Ragiss avatar Jul 23 '20 13:07 Ragiss

i have the same issue. i'm stuck at 35432/35434 since several days now. so, retrying didn't help (it did help before. It was stuck earlier and retrying made step by step progress). In the logs i get the same as above. 503 for tv/show?id=... funny enough it throws these on many more than the missing 2 assets.

Is there a way to create a working soup out of what i have already? because there are gigs of assets in the directory, but i cant see a way to access it

fasel avatar Jul 27 '20 19:07 fasel

Same here on Debian stretch. Stuck on "18855/18884 assets fetched" since yesterday now. Even restarting and waiting for an IP refresh from the provider did not help. I agree with @fasel, a sub-command to extract the already fetched assets to the output directory would already be great!

miri64 avatar Aug 07 '20 07:08 miri64

For the record, what worked for me was to just handle all errors as a 404 case (no clue of Clojure so this is just a bodge admittedly):

diff --git a/src/soupscraper/core.clj b/src/soupscraper/core.clj
index 712679c..5d5d396 100644
--- a/src/soupscraper/core.clj
+++ b/src/soupscraper/core.clj
@@ -198,27 +198,10 @@
   [error options context]
   (let [{:keys [status]} (ex-data error)
         retry? (or (nil? status) (>= status 500) (= status 429))]
-    (cond
-      (= status 404)
-      (do
         (warnf "[download] %s 404'd, dumping in empty file" (:url context))
         (core/respond-with {:headers {"content-type" "text/plain"}
                             :body (byte-array 0)}
-                           options context))
-
-      retry?
-      (do
-        (if (= status 429)
-          (do
-            (warnf "[download] Unexpected error %s, retrying after a nap" error)
-            (Thread/sleep 5000))
-          (warnf "[download] Unexpected error %s, retrying" error))
-        [context])
-
-      :otherwise
-      (do
-        (warnf "[download] Unexpected error %s, giving up" error)
-        (core/signal-error error context)))))
+                           options context)))
 
 (defn seed [{:keys [soup earliest pages-only]}]
   [{:url (format "https://%s.soup.io" soup),

miri64 avatar Aug 12 '20 19:08 miri64

@miri64 - Thanks, that helped me to finally get a browsable html page out of the assets.

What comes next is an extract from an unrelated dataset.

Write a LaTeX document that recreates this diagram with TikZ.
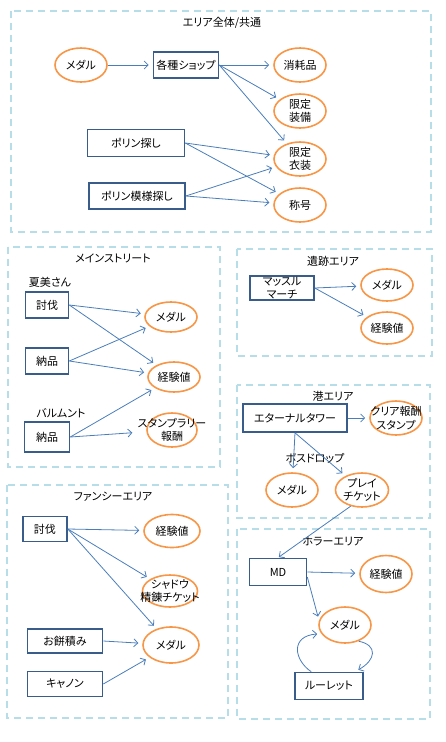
\documentclass[tikz,border=0pt]{standalone}
\usepackage{fontspec}
\setmainfont{Noto Sans CJK JP}[RawFeature=+palt]
\usetikzlibrary{arrows.meta,shapes.geometric}
\definecolor{zoneblue}{HTML}{B7DDE8}
\definecolor{boxblue}{HTML}{385D8A}
\definecolor{rewardorange}{HTML}{F79646}
\definecolor{flowblue}{HTML}{4A7EBB}
\begin{document}
\begin{tikzpicture}[x=1pt,y=-1pt,
  font=\fontsize{11}{13.5}\selectfont,
  zonebox/.style={draw=zoneblue,line width=1.6pt,dash pattern=on 7pt off 5pt},
  itembox/.style={draw=boxblue,line width=1.6pt,minimum height=26pt,inner sep=0pt,align=center},
  reward/.style={ellipse,draw=rewardorange,line width=1.6pt,minimum width=52pt,minimum height=34pt,inner sep=0pt,align=center},
  flowarrow/.style={draw=flowblue,line width=0.8pt,-{Straight Barb[length=4pt,width=8pt]},shorten >=4pt}]
  \useasboundingbox (0,0) rectangle (446,742);
    % Bereiche
  \draw[zonebox] (11,11) rectangle (431,232);
  \draw[zonebox] (8,247) rectangle (220,467);
  \draw[zonebox] (237,249) rectangle (432,356);
  \draw[zonebox] (237,385) rectangle (430,518);
  \draw[zonebox] (7,485) rectangle (228,718);
  \draw[zonebox] (237,529) rectangle (430,719);
  \node (commontitle) at (222,23) {エリア全体/共通};
  \node (maintitle) at (113,258) {メインストリート};
  \node (ruintitle) at (333,261) {遺跡エリア};
  \node (porttitle) at (333,396) {港エリア};
  \node (fancytitle) at (113,497) {ファンシーエリア};
  \node (horrortitle) at (333,541) {ホラーエリア};
    % Gesamt
  \node[reward] (cmedal) at (81,65) {メダル};
  \node[itembox,minimum width=65pt] (shop) at (186,65) {各種ショップ};
  \node[reward] (consum) at (300,65) {消耗品};
  \node[reward] (equip) at (300,111) {限定\\装備};
  \node[reward] (costume) at (300,159) {限定\\衣装};
  \node[reward] (rank) at (300,205) {称号};
  \node[itembox,minimum width=97pt,minimum height=27pt] (poring) at (136,143) {ポリン探し};
  \node[itembox,minimum width=96pt] (pattern) at (137,196) {ポリン模様探し};
  \draw[flowarrow] (cmedal) -- (shop);
  \draw[flowarrow] (shop.east) -- (consum);
  \draw[flowarrow] (shop.east) -- (equip);
  \draw[flowarrow] (shop.east) -- (costume);
  \draw[flowarrow] (poring.east) -- (costume);
  \draw[flowarrow] (poring.east) -- (rank);
  \draw[flowarrow] (pattern.east) -- (costume);
  \draw[flowarrow] (pattern.east) -- (rank);
    % Mainstreet
  \node (natsumi) at (50,282) {夏美さん};
  \node[itembox,minimum width=43pt] (msubdue) at (47,305) {討伐};
  \node[itembox,minimum width=43pt] (mdeliver) at (47,361) {納品};
  \node (balmunt) at (61,413) {バルムント};
  \node[itembox,minimum width=45pt,minimum height=30pt] (bdeliver) at (47,437) {納品};
  \node[reward,minimum height=30pt] (mmedal) at (171,317) {メダル};
  \node[reward,minimum height=30pt] (mexp) at (174,377) {経験値};
  \node[reward,minimum width=50pt] (stamp) at (172,430) {};
  \node[align=center] (stamptext) at (stamp) {スタンプラリー\\報酬};
  \draw[flowarrow] (msubdue.east) -- (mmedal);
  \draw[flowarrow] (msubdue.east) -- (mexp);
  \draw[flowarrow] (mdeliver.east) -- (mmedal);
  \draw[flowarrow] (mdeliver.east) -- (mexp);
  \draw[flowarrow] (bdeliver.east) -- (mexp);
  \draw[flowarrow,shorten >=14pt] (bdeliver.east) -- (stamp);
    % Ruinen
  \node[itembox,minimum width=64pt,minimum height=24pt] (muscle) at (282,288) {マッスル\\マーチ};
  \node[reward,minimum height=32pt] (rmedal) at (387,285) {メダル};
  \node[reward,minimum height=32pt] (rexp) at (387,328) {経験値};
  \draw[flowarrow] (muscle.east) -- (rmedal);
  \draw[flowarrow] (muscle.east) -- (rexp);
    % Hafen
  \node[itembox,minimum width=104pt,minimum height=28pt] (tower) at (295,418) {エターナルタワー};
  \node[reward] (clear) at (396,418) {};
  \node[align=center] (cleartext) at (clear) {クリア報酬\\スタンプ};
  \node (bossdrop) at (315,458) {ボスドロップ};
  \node[reward] (pmedal) at (292,490) {メダル};
  \node[reward] (ticket) at (362,490) {プレイ\\チケット};
  \draw[flowarrow] (tower.east) -- (clear);
  \draw[flowarrow] (tower.south) -- (pmedal);
  \draw[flowarrow] (tower.south) -- (ticket);
    % Horror
  \node[itembox,minimum width=57pt,minimum height=27pt] (md) at (278,572) {MD};
  \node[reward,minimum height=37pt] (hexp) at (386,574) {経験値};
  \node[reward,minimum height=36pt] (hmedal) at (345,625) {メダル};
  \node[itembox,minimum width=68pt,minimum height=27pt] (roulette) at (329,686) {ルーレット};
  \draw[flowarrow,shorten >=1pt] (ticket.235) -- (md.north);
  \draw[flowarrow] (md.east) -- (hexp);
  \draw[flowarrow] ([yshift=-5pt]md.east) -- (hmedal.170);
  \draw[flowarrow] ([xshift=17pt]roulette.north west) .. controls (294,660) and (290,636) .. (hmedal.200);
  \draw[flowarrow] (hmedal.-50) .. controls (378,645) and (376,660) .. ([xshift=-9pt]roulette.north east);
    % Fancy
  \node[itembox,minimum width=44pt,minimum height=25pt] (fsubdue) at (45,529) {討伐};
  \node[reward,minimum width=56pt,minimum height=33pt] (fexp) at (172,531) {経験値};
  \node[reward,minimum width=55pt,minimum height=32pt] (shadow) at (170,591) {};
  \node[align=center] (shadowtext) at (shadow) {シャドウ\\精錬チケット};
  \node[reward,minimum width=56pt,minimum height=36pt] (fmedal) at (171,645) {メダル};
  \node[itembox,minimum width=75pt,minimum height=24pt] (mochi) at (65,641) {お餅積み};
  \node[itembox,minimum width=75pt,minimum height=25pt] (cannon) at (65,684) {キャノン};
  \draw[flowarrow] (fsubdue.east) -- (fexp);
  \draw[flowarrow] (fsubdue.east) -- (shadow);
  \draw[flowarrow] (fsubdue.east) -- (fmedal);
  \draw[flowarrow] (mochi.east) -- (fmedal);
  \draw[flowarrow] (cannon.east) -- (fmedal);
\end{tikzpicture}
\end{document}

MartinKei avatar Aug 19 '20 13:08 MartinKei

@miri64 - I have no idea what to do with this code :D Could you upload your .jar or explain how to do it (on Windows)? Soup is dead for real so I guess nothing more will happen in here.

Ragiss avatar Sep 20 '20 10:09 Ragiss

Sorry no :-( I already removed the code from my machine and I am not really used to working with JVM code, so not really that familiar with creating a JAR file. However, you can just copy-paste the patch I posted into a patch.txt and then use

git apply patch.txt

in a command line (assuming you cloned soupscraper with Git) and Git should do all the magic for you.

miri64 avatar Sep 20 '20 14:09 miri64